A. This depends entirely on what there is effectively for sale. In my opinion, if there's only a trademark (a brand name, a franchise) to be sold behind PowerBASIC Inc., then the face value of such a deal should be close to nil. Granted, Mrs Zale's opinion may differ because she would naturally regard such a transaction from the perspective of her husband's heritage, the cause he'd dedicated the larger part of his life to, etc etc etc. Yet the expedience of the deal should account for how difficult/cost effective it would be to
1. maintain the scope of company's obligations to the creditors and current user base;
2. invest in R&D to re-create and/or upgrade the compiler's existing code base; and
3. further promote the renovated product to ensure a compos return on investment time frame.
There were rumours that
1. PB compiler sources might have been forfeited together with the deceased Mr Zale, which would explain why the PB Inc. deal has de facto been at a dead stall for several years now: there's effectively nothing else to sell but a heavily indebted operation;
2. PB compiler is in fact a 16-bit assembly cross-compiler capable of generating 32-bit executables and as such, is too cryptic or not promising enough for further development by potential buyers who would withdraw from the transaction as soon as they are allowed to get acquainted with what in fact they are supposed to pay for.
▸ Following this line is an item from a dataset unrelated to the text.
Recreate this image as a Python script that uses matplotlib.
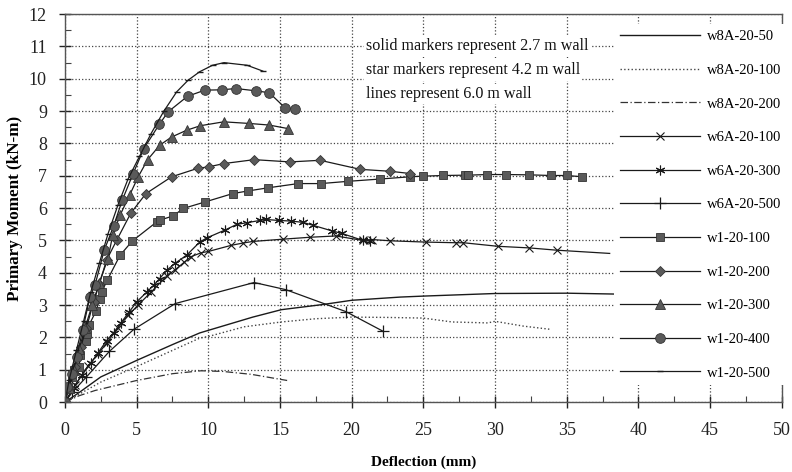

In either case, I'd estimate a feasible time frame to re-create the existing 32-bit PBCC/PBWin functionality from scratch in a suitable development environment (C would be candidate #1) under "clean-room" conditions by a dedicated and well-paid dev team of four or five persons proficient in compiler development, to be on the order of 2.5 to 3 years before the new product reaches its beta testing stage.
Judging by the number of PB users registered on the PB Peer Support Forums and the average per-package prices alone, PB Inc. could have earned $1.5 to $2 mln or so in a couple dozen years of its existence.
If the sources (regardless of bitness) are available, and taking the above estimates into account, I'm inclined to think that PB Inc. is being quoted -- to carefully selected potential buyers -- at up to some $200,000. If not, and/or the quotation is larger than that, then it will be sorta trading donut holes and waistcoat sleeves because these days, getting a return on investment in any BASIC would be mere wishful thinking.